WHAT TO PRODUCE >> From the first line of the data below through the line bearing "const pts = (xs, ys)", reproduce each line exactly; do not include pictures.

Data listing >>

.....

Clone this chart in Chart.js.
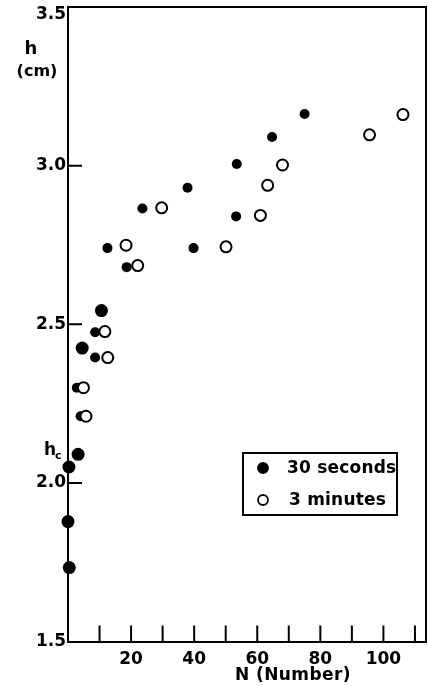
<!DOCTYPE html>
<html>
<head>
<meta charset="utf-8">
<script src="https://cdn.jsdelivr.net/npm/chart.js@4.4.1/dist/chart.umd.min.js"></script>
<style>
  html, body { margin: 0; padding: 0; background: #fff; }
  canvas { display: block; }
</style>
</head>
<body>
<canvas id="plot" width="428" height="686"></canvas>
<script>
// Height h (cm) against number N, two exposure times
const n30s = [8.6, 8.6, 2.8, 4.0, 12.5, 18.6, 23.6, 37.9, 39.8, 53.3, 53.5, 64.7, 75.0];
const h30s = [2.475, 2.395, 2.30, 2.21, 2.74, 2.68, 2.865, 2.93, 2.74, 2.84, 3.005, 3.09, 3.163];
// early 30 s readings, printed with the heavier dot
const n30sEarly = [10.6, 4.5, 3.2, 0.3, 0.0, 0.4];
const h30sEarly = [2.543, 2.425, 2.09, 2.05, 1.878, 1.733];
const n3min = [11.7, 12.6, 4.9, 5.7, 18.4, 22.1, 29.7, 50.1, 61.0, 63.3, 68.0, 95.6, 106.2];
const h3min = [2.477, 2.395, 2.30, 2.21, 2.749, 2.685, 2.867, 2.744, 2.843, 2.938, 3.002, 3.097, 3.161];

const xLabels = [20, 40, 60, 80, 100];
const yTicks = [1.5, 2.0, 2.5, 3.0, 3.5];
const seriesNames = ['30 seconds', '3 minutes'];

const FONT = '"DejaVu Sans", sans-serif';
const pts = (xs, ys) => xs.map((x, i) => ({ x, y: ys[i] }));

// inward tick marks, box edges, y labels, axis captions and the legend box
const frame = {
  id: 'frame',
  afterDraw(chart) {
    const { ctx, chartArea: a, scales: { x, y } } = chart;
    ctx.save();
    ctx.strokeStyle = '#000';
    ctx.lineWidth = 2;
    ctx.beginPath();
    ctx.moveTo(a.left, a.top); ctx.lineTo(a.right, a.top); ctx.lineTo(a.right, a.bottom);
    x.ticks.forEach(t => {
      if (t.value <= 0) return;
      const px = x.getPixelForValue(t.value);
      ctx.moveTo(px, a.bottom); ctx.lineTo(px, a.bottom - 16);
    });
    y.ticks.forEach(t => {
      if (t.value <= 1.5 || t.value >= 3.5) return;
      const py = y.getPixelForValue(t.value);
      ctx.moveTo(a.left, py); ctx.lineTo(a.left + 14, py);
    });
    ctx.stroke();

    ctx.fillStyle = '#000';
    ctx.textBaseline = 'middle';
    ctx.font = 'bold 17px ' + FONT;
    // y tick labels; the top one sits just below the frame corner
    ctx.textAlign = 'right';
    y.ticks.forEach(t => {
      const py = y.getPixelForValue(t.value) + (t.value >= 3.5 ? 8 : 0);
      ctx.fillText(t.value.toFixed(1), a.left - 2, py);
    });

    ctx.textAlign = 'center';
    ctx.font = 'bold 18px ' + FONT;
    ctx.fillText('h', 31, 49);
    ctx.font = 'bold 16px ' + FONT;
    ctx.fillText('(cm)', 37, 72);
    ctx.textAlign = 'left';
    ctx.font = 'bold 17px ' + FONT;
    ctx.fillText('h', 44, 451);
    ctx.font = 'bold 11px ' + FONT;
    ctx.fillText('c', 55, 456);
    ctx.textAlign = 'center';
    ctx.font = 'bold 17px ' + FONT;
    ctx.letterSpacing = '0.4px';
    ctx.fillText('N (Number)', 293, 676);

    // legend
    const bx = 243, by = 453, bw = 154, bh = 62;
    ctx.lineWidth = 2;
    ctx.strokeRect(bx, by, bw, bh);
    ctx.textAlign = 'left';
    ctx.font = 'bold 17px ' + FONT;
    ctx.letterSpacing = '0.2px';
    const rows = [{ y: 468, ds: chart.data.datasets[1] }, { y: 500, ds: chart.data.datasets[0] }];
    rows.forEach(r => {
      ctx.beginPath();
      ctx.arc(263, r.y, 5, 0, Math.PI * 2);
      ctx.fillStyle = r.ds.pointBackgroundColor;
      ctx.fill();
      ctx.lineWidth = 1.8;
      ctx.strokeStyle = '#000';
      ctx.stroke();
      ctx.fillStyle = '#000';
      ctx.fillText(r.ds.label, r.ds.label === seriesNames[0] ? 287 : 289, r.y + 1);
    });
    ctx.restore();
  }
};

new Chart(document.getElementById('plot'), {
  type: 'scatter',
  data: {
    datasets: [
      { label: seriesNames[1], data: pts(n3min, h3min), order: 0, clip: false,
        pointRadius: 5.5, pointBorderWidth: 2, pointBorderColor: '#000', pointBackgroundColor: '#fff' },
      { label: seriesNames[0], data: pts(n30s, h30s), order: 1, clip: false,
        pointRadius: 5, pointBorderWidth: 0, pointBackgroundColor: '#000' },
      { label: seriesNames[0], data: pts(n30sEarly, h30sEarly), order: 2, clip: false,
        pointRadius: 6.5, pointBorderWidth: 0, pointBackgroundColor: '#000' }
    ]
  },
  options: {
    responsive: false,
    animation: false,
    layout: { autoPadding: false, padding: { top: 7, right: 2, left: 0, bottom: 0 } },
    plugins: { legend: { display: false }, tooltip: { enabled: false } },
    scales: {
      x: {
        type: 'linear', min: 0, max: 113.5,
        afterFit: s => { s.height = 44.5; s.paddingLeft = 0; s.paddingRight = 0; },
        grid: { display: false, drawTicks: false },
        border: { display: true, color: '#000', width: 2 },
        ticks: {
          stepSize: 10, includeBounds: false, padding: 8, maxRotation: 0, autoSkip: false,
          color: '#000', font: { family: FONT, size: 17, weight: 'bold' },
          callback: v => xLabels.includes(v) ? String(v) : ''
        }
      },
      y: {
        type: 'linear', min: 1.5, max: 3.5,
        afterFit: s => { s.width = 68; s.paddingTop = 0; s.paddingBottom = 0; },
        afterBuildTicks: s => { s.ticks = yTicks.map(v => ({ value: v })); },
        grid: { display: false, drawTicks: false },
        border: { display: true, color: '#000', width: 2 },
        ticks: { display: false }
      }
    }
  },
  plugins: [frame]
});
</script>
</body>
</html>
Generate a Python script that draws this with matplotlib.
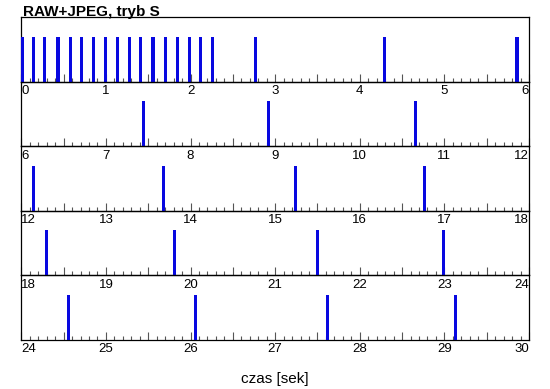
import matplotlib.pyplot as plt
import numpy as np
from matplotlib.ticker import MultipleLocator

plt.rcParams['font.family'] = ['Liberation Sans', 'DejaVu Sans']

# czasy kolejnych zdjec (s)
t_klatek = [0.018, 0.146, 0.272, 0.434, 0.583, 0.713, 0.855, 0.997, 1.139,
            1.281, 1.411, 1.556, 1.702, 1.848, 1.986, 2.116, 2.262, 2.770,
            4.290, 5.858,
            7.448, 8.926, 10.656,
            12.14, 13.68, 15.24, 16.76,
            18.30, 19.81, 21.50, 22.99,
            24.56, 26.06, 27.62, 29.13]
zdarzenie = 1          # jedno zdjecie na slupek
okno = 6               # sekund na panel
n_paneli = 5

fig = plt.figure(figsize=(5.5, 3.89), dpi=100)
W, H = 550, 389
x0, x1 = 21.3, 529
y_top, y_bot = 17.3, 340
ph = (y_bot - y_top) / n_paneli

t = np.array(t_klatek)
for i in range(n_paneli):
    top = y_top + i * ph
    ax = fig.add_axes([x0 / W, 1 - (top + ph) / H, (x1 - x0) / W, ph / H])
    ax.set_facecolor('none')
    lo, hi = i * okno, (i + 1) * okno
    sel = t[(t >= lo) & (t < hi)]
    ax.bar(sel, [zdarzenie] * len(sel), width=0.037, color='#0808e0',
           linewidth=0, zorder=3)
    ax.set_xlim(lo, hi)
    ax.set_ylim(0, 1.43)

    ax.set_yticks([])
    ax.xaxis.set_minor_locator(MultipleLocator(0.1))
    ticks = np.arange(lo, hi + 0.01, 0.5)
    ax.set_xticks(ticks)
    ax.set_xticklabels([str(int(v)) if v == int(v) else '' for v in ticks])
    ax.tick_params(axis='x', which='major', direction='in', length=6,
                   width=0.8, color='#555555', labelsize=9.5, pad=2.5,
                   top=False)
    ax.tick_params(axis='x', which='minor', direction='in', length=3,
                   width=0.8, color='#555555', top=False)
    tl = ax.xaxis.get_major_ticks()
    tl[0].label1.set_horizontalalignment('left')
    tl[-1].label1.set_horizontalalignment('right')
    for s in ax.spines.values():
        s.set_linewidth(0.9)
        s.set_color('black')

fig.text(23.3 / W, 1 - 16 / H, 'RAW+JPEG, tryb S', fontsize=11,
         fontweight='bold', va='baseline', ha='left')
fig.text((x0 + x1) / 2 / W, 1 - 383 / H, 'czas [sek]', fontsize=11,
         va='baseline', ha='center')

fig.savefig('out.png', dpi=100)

.....

COMPLETE RESPONSE >>
Clone this chart in Chart.js.
<!DOCTYPE html>
<html>
<head>
<meta charset="utf-8">
<script src="https://cdn.jsdelivr.net/npm/chart.js@4.4.1/dist/chart.umd.min.js"></script>
<style>
  html, body { margin: 0; padding: 0; background: #fff; }
  canvas { display: block; }
</style>
</head>
<body>
<canvas id="plot" width="428" height="686"></canvas>
<script>
// Height h (cm) against number N, two exposure times
const n30s = [8.6, 8.6, 2.8, 4.0, 12.5, 18.6, 23.6, 37.9, 39.8, 53.3, 53.5, 64.7, 75.0];
const h30s = [2.475, 2.395, 2.30, 2.21, 2.74, 2.68, 2.865, 2.93, 2.74, 2.84, 3.005, 3.09, 3.163];
// early 30 s readings, printed with the heavier dot
const n30sEarly = [10.6, 4.5, 3.2, 0.3, 0.0, 0.4];
const h30sEarly = [2.543, 2.425, 2.09, 2.05, 1.878, 1.733];
const n3min = [11.7, 12.6, 4.9, 5.7, 18.4, 22.1, 29.7, 50.1, 61.0, 63.3, 68.0, 95.6, 106.2];
const h3min = [2.477, 2.395, 2.30, 2.21, 2.749, 2.685, 2.867, 2.744, 2.843, 2.938, 3.002, 3.097, 3.161];

const xLabels = [20, 40, 60, 80, 100];
const yTicks = [1.5, 2.0, 2.5, 3.0, 3.5];
const seriesNames = ['30 seconds', '3 minutes'];

const FONT = '"DejaVu Sans", sans-serif';
const pts = (xs, ys) => xs.map((x, i) => ({ x, y: ys[i] }));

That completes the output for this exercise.